In many blog posts, I write about sharing life with one another. In fact, my previous post was called “It’s about life in Christ, not ideologies about Christ.” In that post, I said that many problems arise because we disagree and argue without actually sharing our lives with one another.
If the authors of Scripture are right (and I think they are), then God did not give us new life in Jesus Christ in order for us to spend that life alone. Instead, our new life in Christ is to be shared with others in both big ways and in small ways. In fact, for those of us who are in Christ and indwelled by the Holy Spirit, then we share Christ with others when we share our lives with them.
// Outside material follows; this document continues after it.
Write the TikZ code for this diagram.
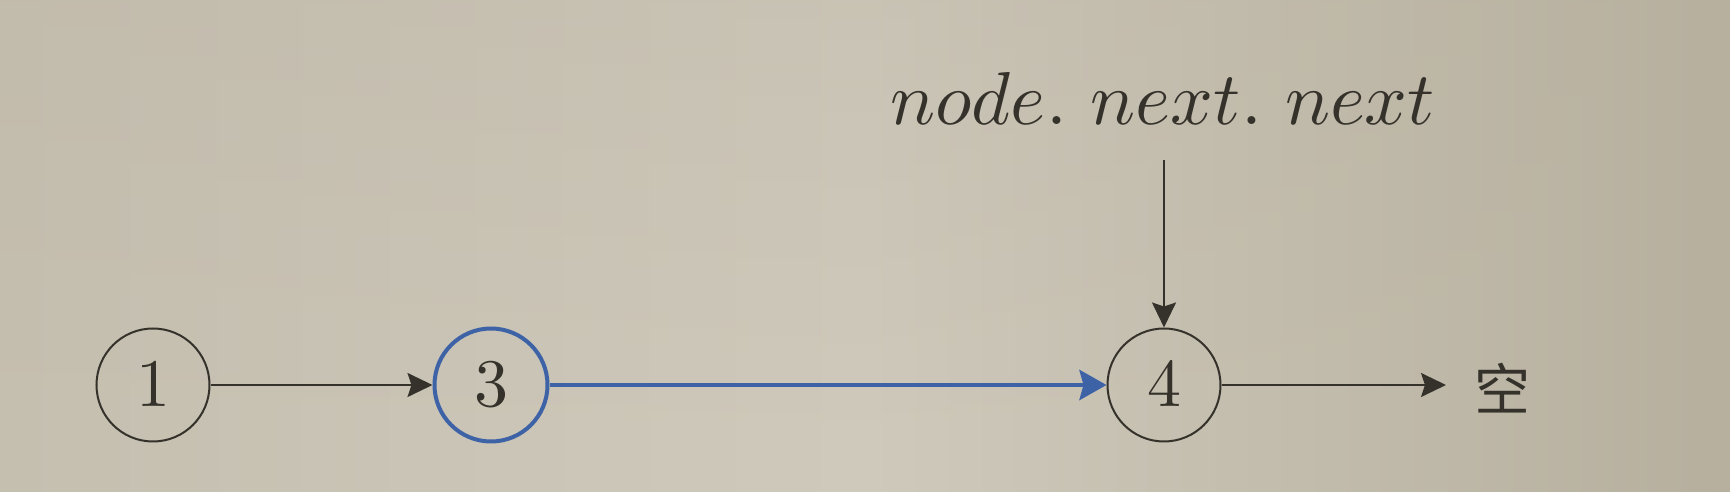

John makes an interesting statement at the beginning of his first letter. After making several statements about his personal interactions with Jesus Christ, he says,
[T]hat which we have seen and heard we proclaim also to you, so that you too may have fellowship with us; and indeed our fellowship is with the Father and with his Son Jesus Christ. (1 John 1:3 ESV)
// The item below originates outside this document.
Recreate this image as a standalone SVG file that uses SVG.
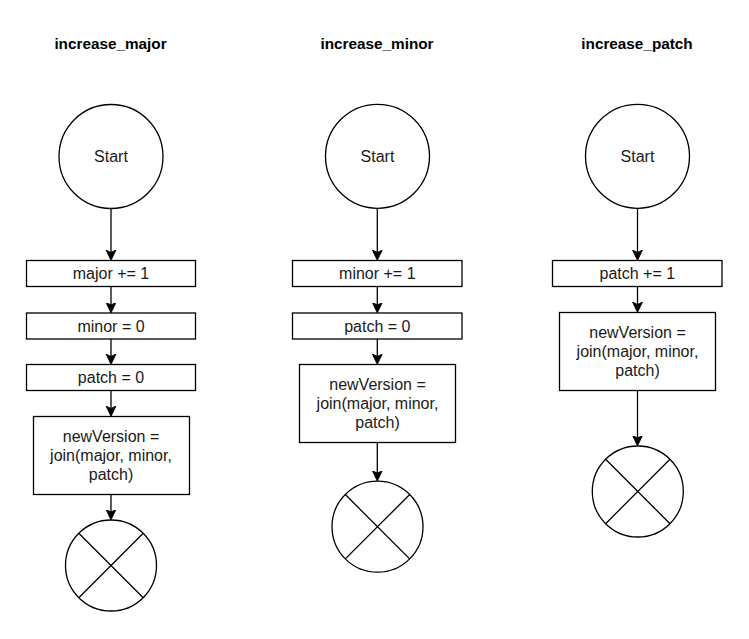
<svg xmlns="http://www.w3.org/2000/svg" width="749" height="639" viewBox="0 0 749 639">
<defs>
<style>
.n{fill:#fff;stroke:#000;stroke-width:1.3}
.x{stroke:#000;stroke-width:1.3;fill:none}
.t{font-family:"Liberation Sans",Arial,sans-serif;font-size:16px;fill:#1a1a1a;text-anchor:middle}
.h{font-family:"Liberation Sans",Arial,sans-serif;font-size:15.3px;font-weight:bold;fill:#000;text-anchor:middle}
.c{stroke:#000;stroke-width:1.3;fill:none;marker-end:url(#arr)}
</style>
<marker id="arr" markerUnits="userSpaceOnUse" markerWidth="12" markerHeight="12" refX="7.5" refY="5.5" orient="auto">
<path d="M0,0.5 L10.5,5.5 L0,10.5 L2.4,5.5 Z" fill="#000" stroke="#000" stroke-width="0.8"/>
</marker>
</defs>
<rect width="749" height="639" fill="#fff"/>

<g id="titles">
<text class="h" x="110.5" y="48.5">increase_major</text>
<text class="h" x="377" y="48.5">increase_minor</text>
<text class="h" x="637" y="48.5">increase_patch</text>
</g>

<g id="connectors">
<path class="c" d="M111,208.5 L111,257.5"/>
<path class="c" d="M111,286.5 L111,310"/>
<path class="c" d="M111,339 L111,361.5"/>
<path class="c" d="M111,390.5 L111,413.5"/>
<path class="c" d="M111,494.5 L111,517"/>
<path class="c" d="M377.3,208.3 L377.3,257.5"/>
<path class="c" d="M377.3,286.5 L377.3,310"/>
<path class="c" d="M377.3,339 L377.3,361.5"/>
<path class="c" d="M377.3,442.5 L377.3,478.2"/>
<path class="c" d="M637.5,208.3 L637.5,257.5"/>
<path class="c" d="M637.5,286.5 L637.5,309.5"/>
<path class="c" d="M637.5,390.5 L637.5,443"/>
</g>

<!-- Column 1 -->
<g id="start1"><circle class="n" cx="111" cy="156.5" r="52"/><text class="t" x="111" y="162">Start</text></g>
<g id="major1"><rect class="n" x="26.5" y="260.5" width="169" height="26"/><text class="t" x="111" y="279">major += 1</text></g>
<g id="minor1"><rect class="n" x="26.5" y="313" width="169" height="26"/><text class="t" x="111" y="331.5">minor = 0</text></g>
<g id="patch1"><rect class="n" x="26.5" y="364.5" width="169" height="26"/><text class="t" x="111" y="383">patch = 0</text></g>
<g id="join1"><rect class="n" x="33.5" y="416.5" width="156" height="78"/>
<text class="t" x="111" y="442">newVersion =</text><text class="t" x="111" y="461">join(major, minor,</text><text class="t" x="111" y="480">patch)</text></g>
<g id="end1"><circle class="n" cx="111" cy="565.5" r="45.5"/><path class="x" d="M78.8,533.3 L143.2,597.7 M143.2,533.3 L78.8,597.7"/></g>

<!-- Column 2 -->
<g id="start2"><circle class="n" cx="377.5" cy="156.3" r="52"/><text class="t" x="377.5" y="161.8">Start</text></g>
<g id="minor2"><rect class="n" x="292.5" y="260.5" width="169.5" height="26"/><text class="t" x="377.3" y="279">minor += 1</text></g>
<g id="patch2"><rect class="n" x="292.5" y="313" width="169.5" height="26"/><text class="t" x="377.3" y="331.5">patch = 0</text></g>
<g id="join2"><rect class="n" x="299.5" y="364.5" width="156" height="78"/>
<text class="t" x="377.5" y="390">newVersion =</text><text class="t" x="377.5" y="409">join(major, minor,</text><text class="t" x="377.5" y="428">patch)</text></g>
<g id="end2"><circle class="n" cx="377.5" cy="526.7" r="45.5"/><path class="x" d="M345.3,494.5 L409.7,558.9 M409.7,494.5 L345.3,558.9"/></g>

<!-- Column 3 -->
<g id="start3"><circle class="n" cx="637.5" cy="156.3" r="52"/><text class="t" x="637.5" y="161.8">Start</text></g>
<g id="patch3"><rect class="n" x="552.5" y="260.5" width="169.5" height="26"/><text class="t" x="637.3" y="279">patch += 1</text></g>
<g id="join3"><rect class="n" x="559.5" y="312.5" width="156" height="78"/>
<text class="t" x="637.5" y="338">newVersion =</text><text class="t" x="637.5" y="357">join(major, minor,</text><text class="t" x="637.5" y="376">patch)</text></g>
<g id="end3"><circle class="n" cx="637.8" cy="491.5" r="45.5"/><path class="x" d="M605.6,459.3 L670,523.7 M670,459.3 L605.6,523.7"/></g>
</svg>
There are two points that I want to bring up here. First, the word “fellowship” has several different meanings today. But, at the time that John used it, it was based on the word for “sharing” or “having in common.” So, John was saying that announcing what he had seen, heard, felt, etc. so that they could all share their lives with one another in a way that was not possible when they were not all God’s children.
Second, notice that the fellowship (sharing) that John desires with his readers is not ONLY sharing life with them but it is also sharing life with our Father and with Jesus Christ. When we have this kind of fellowship (sharing life) with one another, it is the same as the fellowship that we have with God. Yes, that sounds crazy, but that’s exactly what John wrote.
Let me say that one more time: as we share our lives with one another we are also sharing our lives with God.
But, what happens when we refuse to share our lives with one another? If John is correct (and, again, I think he is), then we are also refusing to share our lives with God. We are refusing fellowship with our Father and with Jesus Christ.
Now, I’m not talking about attending certain meetings or going to a certain location or joining a certain organization. I’m talking about actually sharing our lives with people. Which people? The people that God brings into our lives.
To be honest, Christians are usually less concerned with fellowship with those who are already in their lives and more concerned with fellowship with people who live across town (or perhaps in another town). I think it’s great to share our lives with people all over town, but not in a way that neglects the people who live near us, who work with us, who go to school with us, who God has placed right in our lives.
Fellowship with them is fellowship with the Father and with his Son Jesus Christ… to paraphrase John.